# Task description
From the first line of the data below through the line bearing "const UNIT = 1e-4", reproduce each line exactly; do not include pictures.

# Supplied material
——
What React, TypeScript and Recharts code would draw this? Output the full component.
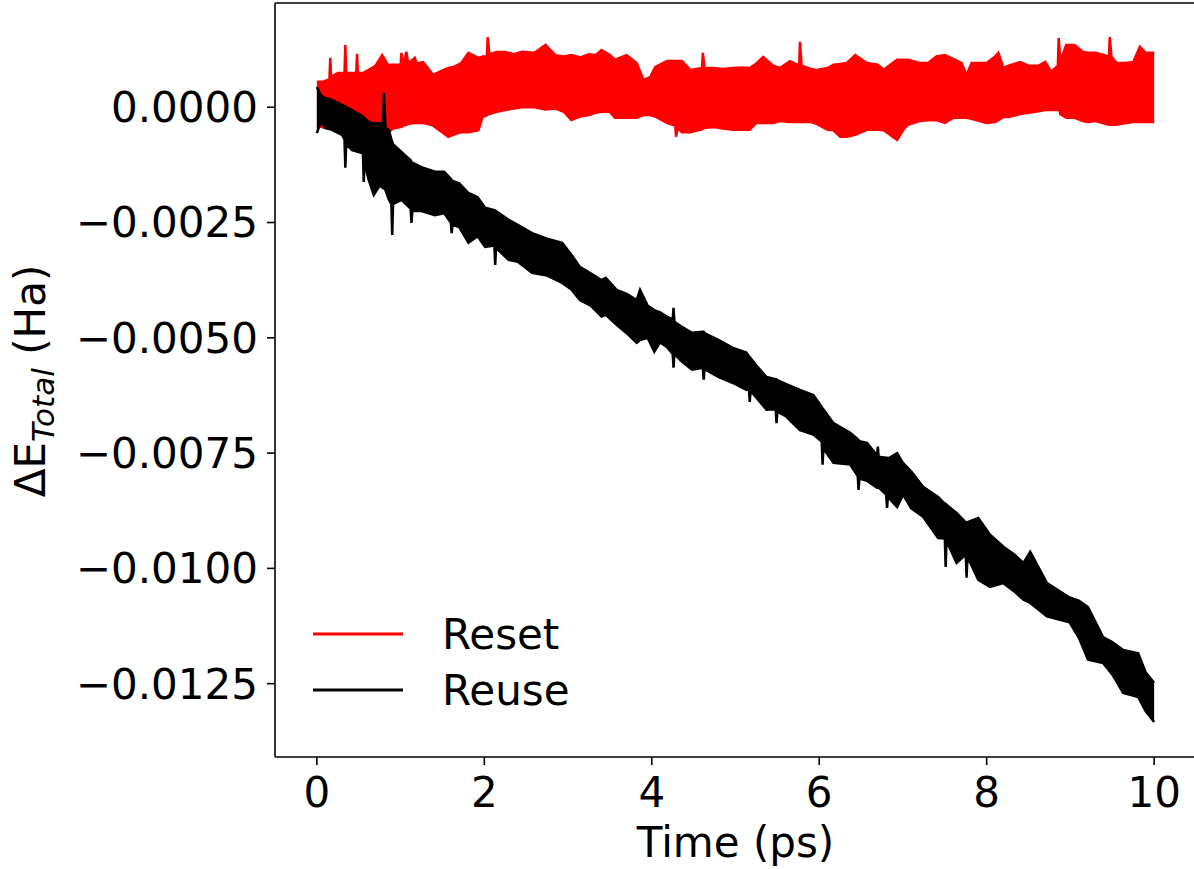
import { ComposedChart, Area, XAxis, YAxis, ReferenceLine } from "recharts"

const FONT = "'DejaVu Sans', sans-serif"
const RED = "#ff0000"
const INK = "#000000"

const UNIT = 1e-4

const RESET_TIME = [
  0, 0.08, 0.15, 0.16, 0.17, 0.25, 0.33, 0.34, 0.35, 0.42,
  0.47, 0.48, 0.49, 0.55, 0.62, 0.70, 0.78, 0.85, 0.91, 1.00,
  1.01, 1.03, 1.07, 1.09, 1.17, 1.19, 1.27, 1.39, 1.50, 1.57,
  1.63, 1.72, 1.81, 1.93, 1.98, 2.03, 2.04, 2.06, 2.15, 2.25,
  2.35, 2.45, 2.60, 2.73, 2.85, 2.95, 3.04, 3.15, 3.25, 3.33,
  3.40, 3.50, 3.56, 3.70, 3.82, 3.90, 3.98, 4.04, 4.18, 4.28,
  4.29, 4.31, 4.36, 4.46, 4.60, 4.61, 4.63, 4.74, 4.85, 4.97,
  5.08, 5.17, 5.25, 5.33, 5.45, 5.53, 5.65, 5.76, 5.77, 5.79,
  5.90, 5.97, 6.10, 6.17, 6.25, 6.33, 6.43, 6.57, 6.70, 6.77,
  6.93, 7.00, 7.06, 7.20, 7.30, 7.40, 7.50, 7.60, 7.70, 7.76,
  7.82, 8.00, 8.10, 8.14, 8.20, 8.26, 8.40, 8.50, 8.62, 8.70,
  8.77, 8.85, 8.86, 8.88, 8.95, 9.05, 9.15, 9.21, 9.30, 9.46,
  9.47, 9.49, 9.55, 9.65, 9.75, 9.83, 9.90, 10.00,
]
const RESET_LOW = [
  -4.0, -4.4, -4.6, -4.6, -4.6, -4.8, -4.9, -4.9, -5.0, -5.0,
  -5.1, -5.1, -5.2, -5.2, -5.3, -5.4, -5.6, -5.6, -4.6, -4.3,
  -4.3, -4.0, -3.8, -3.6, -3.4, -3.4, -3.4, -4.0, -5.5, -6.4,
  -6.0, -5.4, -5.4, -5.0, -2.1, -1.8, -1.6, -1.5, -1.0, -0.6,
  -0.3, 0.0, 0.0, -0.5, -0.3, -1.0, -2.8, -2.0, -1.7, -1.2,
  -1.0, -1.0, -2.3, -2.3, -2.3, -1.7, -1.7, -2.0, -3.4, -4.0,
  -6.4, -4.5, -5.4, -5.4, -4.8, -4.6, -4.5, -4.3, -4.6, -4.9,
  -4.9, -4.9, -3.4, -3.4, -3.4, -3.0, -3.2, -3.2, -3.2, -3.2,
  -3.2, -3.6, -4.9, -5.0, -6.4, -6.4, -6.0, -4.9, -4.9, -5.0,
  -7.1, -5.0, -3.8, -3.0, -2.8, -2.8, -3.4, -2.3, -2.3, -2.3,
  -2.5, -3.4, -3.2, -2.8, -2.1, -2.1, -1.5, -1.2, -0.9, -0.6,
  -0.6, -0.6, 0.5, -1.5, -2.3, -2.3, -3.0, -3.2, -3.0, -3.8,
  -3.8, -3.8, -3.8, -3.5, -3.2, -3.2, -3.2, -3.2,
]
const RESET_HIGH = [
  5.5, 5.6, 6.0, 10.7, 6.6, 7.4, 7.4, 13.5, 7.4, 7.4,
  7.4, 11.6, 7.4, 7.4, 8.1, 9.0, 11.3, 9.2, 9.2, 9.2,
  11.8, 9.2, 12.0, 9.5, 10.7, 9.5, 9.8, 7.0, 8.0, 8.5,
  8.7, 9.5, 11.8, 10.7, 11.0, 11.0, 15.2, 11.5, 12.0, 12.0,
  11.5, 12.0, 11.8, 13.5, 11.3, 11.0, 11.3, 10.8, 11.5, 11.3,
  12.4, 11.3, 10.3, 11.3, 9.6, 5.9, 6.5, 8.7, 10.0, 10.0,
  10.0, 10.0, 10.0, 8.1, 8.5, 11.8, 8.5, 8.5, 8.3, 8.5,
  8.6, 8.5, 9.5, 10.9, 9.0, 8.5, 10.0, 9.0, 14.2, 9.0,
  8.3, 8.1, 8.5, 9.2, 9.4, 9.6, 11.3, 9.6, 9.2, 8.1,
  10.3, 10.3, 10.3, 9.6, 9.6, 11.0, 11.3, 10.5, 9.6, 7.0,
  9.6, 9.6, 11.0, 11.8, 8.5, 9.0, 9.8, 9.0, 9.0, 9.8,
  7.7, 9.0, 15.0, 10.0, 13.5, 13.5, 12.0, 11.8, 11.8, 11.0,
  15.2, 11.0, 9.6, 9.6, 9.8, 13.1, 11.8, 11.8,
]

const REUSE_TIME = [
  0, 0.05, 0.10, 0.18, 0.30, 0.33, 0.34, 0.35, 0.42, 0.55,
  0.56, 0.57, 0.62, 0.68, 0.75, 0.79, 0.80, 0.82, 0.86, 0.89,
  0.90, 0.91, 1.01, 1.12, 1.13, 1.14, 1.25, 1.41, 1.52, 1.60,
  1.61, 1.62, 1.70, 1.81, 1.92, 2.01, 2.12, 2.13, 2.14, 2.29,
  2.40, 2.57, 2.75, 2.93, 3.04, 3.14, 3.27, 3.40, 3.45, 3.58,
  3.70, 3.82, 3.86, 3.95, 4.03, 4.10, 4.18, 4.25, 4.26, 4.27,
  4.35, 4.48, 4.61, 4.62, 4.63, 4.80, 4.97, 5.13, 5.16, 5.17,
  5.18, 5.25, 5.37, 5.48, 5.49, 5.50, 5.60, 5.77, 5.93, 6.03,
  6.04, 6.05, 6.17, 6.37, 6.46, 6.47, 6.48, 6.57, 6.69, 6.70,
  6.71, 6.80, 6.81, 6.82, 6.93, 7.00, 7.10, 7.24, 7.42, 7.50,
  7.51, 7.52, 7.64, 7.75, 7.76, 7.77, 7.90, 8.04, 8.20, 8.33,
  8.44, 8.52, 8.72, 8.99, 9.10, 9.21, 9.39, 9.50, 9.63, 9.81,
  9.90, 10.00,
]
const REUSE_LOW = [
  -5.6, -3.0, -4.5, -4.9, -6.0, -7.0, -13.1, -8.0, -9.3, -10.0,
  -16.2, -12.0, -15.8, -19.0, -17.0, -17.5, -17.5, -18.0, -20.0, -21.0,
  -27.7, -21.0, -20.1, -22.0, -25.1, -22.5, -22.5, -23.4, -23.0, -25.0,
  -27.3, -25.5, -26.0, -29.4, -28.0, -30.3, -30.0, -34.2, -30.5, -33.1,
  -33.5, -35.9, -36.5, -38.1, -39.5, -41.8, -43.0, -45.4, -45.0, -47.2,
  -49.0, -51.1, -50.5, -50.0, -53.0, -51.0, -52.0, -53.5, -56.5, -53.5,
  -55.0, -56.9, -56.5, -59.1, -56.8, -58.5, -59.8, -61.3, -61.0, -63.9,
  -61.5, -63.0, -65.6, -65.5, -68.5, -66.0, -67.0, -70.0, -71.0, -72.5,
  -77.5, -74.0, -77.1, -77.5, -80.0, -83.0, -80.5, -81.0, -82.5, -82.5,
  -82.5, -84.0, -86.9, -84.5, -86.7, -84.0, -87.0, -88.8, -93.4, -93.5,
  -99.7, -94.0, -98.8, -97.0, -102.0, -97.5, -102.5, -104.0, -103.2, -105.0,
  -106.8, -107.5, -110.4, -111.7, -115.0, -119.8, -120.5, -123.0, -127.0, -127.9,
  -131.0, -133.3,
]
const REUSE_HIGH = [
  4.4, 2.5, 2.0, 1.6, 0.5, 0.3, 0.2, 0.0, -0.6, -2.0,
  -2.2, -2.4, -3.2, -3.5, -3.5, -4.0, 3.1, -4.5, -4.9, -7.0,
  -7.5, -8.0, -9.7, -11.5, -11.9, -12.0, -13.0, -14.0, -14.0, -15.5,
  -15.8, -16.0, -16.5, -18.6, -19.5, -21.8, -22.3, -22.4, -22.5, -24.4,
  -25.5, -27.3, -28.5, -29.4, -32.0, -34.6, -36.0, -37.5, -37.0, -39.6,
  -40.5, -41.8, -39.6, -43.0, -44.0, -44.5, -45.4, -46.0, -43.5, -46.5,
  -47.5, -48.9, -48.7, -48.7, -49.0, -50.5, -52.2, -53.2, -54.0, -54.2,
  -54.4, -56.0, -58.5, -59.0, -59.0, -59.2, -60.0, -61.3, -62.4, -65.0,
  -65.3, -65.5, -68.5, -70.6, -72.0, -72.2, -72.4, -72.8, -75.5, -73.6,
  -75.8, -76.0, -76.0, -76.2, -75.0, -77.1, -79.0, -82.3, -84.5, -86.0,
  -86.0, -86.2, -88.0, -90.0, -90.0, -90.0, -89.1, -92.7, -95.3, -97.0,
  -98.8, -96.4, -103.2, -106.3, -107.0, -108.4, -114.9, -116.0, -117.7, -118.4,
  -122.6, -124.8,
]

const X_TICKS = [0, 2, 4, 6, 8, 10]
const Y_TICKS = [0, -0.0025, -0.005, -0.0075, -0.01, -0.0125]
const X_DOMAIN = [-0.5, 10.5]
const Y_DOMAIN = [-0.01409, 0.00226]

const SERIES = [
  { name: "Reset", color: RED },
  { name: "Reuse", color: INK },
]

function toRows(time: number[], low: number[], high: number[]) {
  return time.map((t, i) => ({ t, band: [low[i] * UNIT, high[i] * UNIT] }))
}

const resetRows = toRows(RESET_TIME, RESET_LOW, RESET_HIGH)
const reuseRows = toRows(REUSE_TIME, REUSE_LOW, REUSE_HIGH)

function formatTick(v: number): string {
  if (v === 0) return "0.0000"
  return (v < 0 ? "\u2212" : "") + Math.abs(v).toFixed(4)
}

function YLabel() {
  return (
    <text
      transform="translate(45, 381) rotate(-90)"
      textAnchor="middle"
      fontFamily={FONT}
      fontSize={42}
      fill={INK}
    >
      <tspan>ΔE</tspan>
      <tspan fontSize={31} fontStyle="italic" dy={9}>Total</tspan>
      <tspan dy={-9}> (Ha)</tspan>
    </text>
  )
}

function LegendBox() {
  return (
    <svg
      width={1194}
      height={869}
      style={{ position: "absolute", left: 0, top: 0, pointerEvents: "none" }}
    >
      {SERIES.map((s, i) => (
        <g key={s.name}>
          <line x1={313} x2={403} y1={634 + i * 56} y2={634 + i * 56} stroke={s.color} strokeWidth={3} />
          <text x={442} y={649 + i * 56} fontFamily={FONT} fontSize={42} fill={INK}>{s.name}</text>
        </g>
      ))}
    </svg>
  )
}

export default function App() {
  const tickStyle = { fontSize: 42, fill: INK, fontFamily: FONT }
  return (
    <div style={{ position: "absolute", left: 0, top: 0, width: 1194, height: 869, overflow: "hidden", background: "#fff" }}>
      <ComposedChart width={1200} height={869} margin={{ top: 3, right: 4, bottom: 0, left: 0 }}>
        <XAxis
          type="number"
          dataKey="t"
          domain={X_DOMAIN}
          ticks={X_TICKS}
          allowDataOverflow
          height={112}
          tickSize={8}
          tickMargin={12}
          tick={tickStyle}
          axisLine={{ stroke: INK, strokeWidth: 1.6 }}
          tickLine={{ stroke: INK, strokeWidth: 1.6 }}
          label={{ value: "Time (ps)", position: "insideBottom", offset: 12, fill: INK, fontSize: 42, fontFamily: FONT }}
        />
        <YAxis
          type="number"
          domain={Y_DOMAIN}
          ticks={Y_TICKS}
          allowDataOverflow
          width={275}
          tickSize={8}
          tickMargin={9}
          tick={tickStyle}
          tickFormatter={formatTick}
          axisLine={{ stroke: INK, strokeWidth: 1.6 }}
          tickLine={{ stroke: INK, strokeWidth: 1.6 }}
          label={<YLabel />}
        />
        <Area
          data={resetRows}
          dataKey="band"
          name="Reset"
          type="linear"
          fill={RED}
          fillOpacity={1}
          stroke={RED}
          strokeWidth={2.5}
          dot={false}
          activeDot={false}
          isAnimationActive={false}
        />
        <Area
          data={reuseRows}
          dataKey="band"
          name="Reuse"
          type="linear"
          fill={INK}
          fillOpacity={1}
          stroke={INK}
          strokeWidth={2.5}
          dot={false}
          activeDot={false}
          isAnimationActive={false}
        />
        <ReferenceLine y={Y_DOMAIN[1]} stroke={INK} strokeWidth={1.6} />
        <ReferenceLine x={X_DOMAIN[1]} stroke={INK} strokeWidth={1.6} />
      </ComposedChart>
      <LegendBox />
    </div>
  )
}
——
# Complete response
What React, TypeScript and Recharts code would draw this? Output the full component.
import { ComposedChart, Area, XAxis, YAxis, ReferenceLine } from "recharts"

const FONT = "'DejaVu Sans', sans-serif"
const RED = "#ff0000"
const INK = "#000000"

const UNIT = 1e-4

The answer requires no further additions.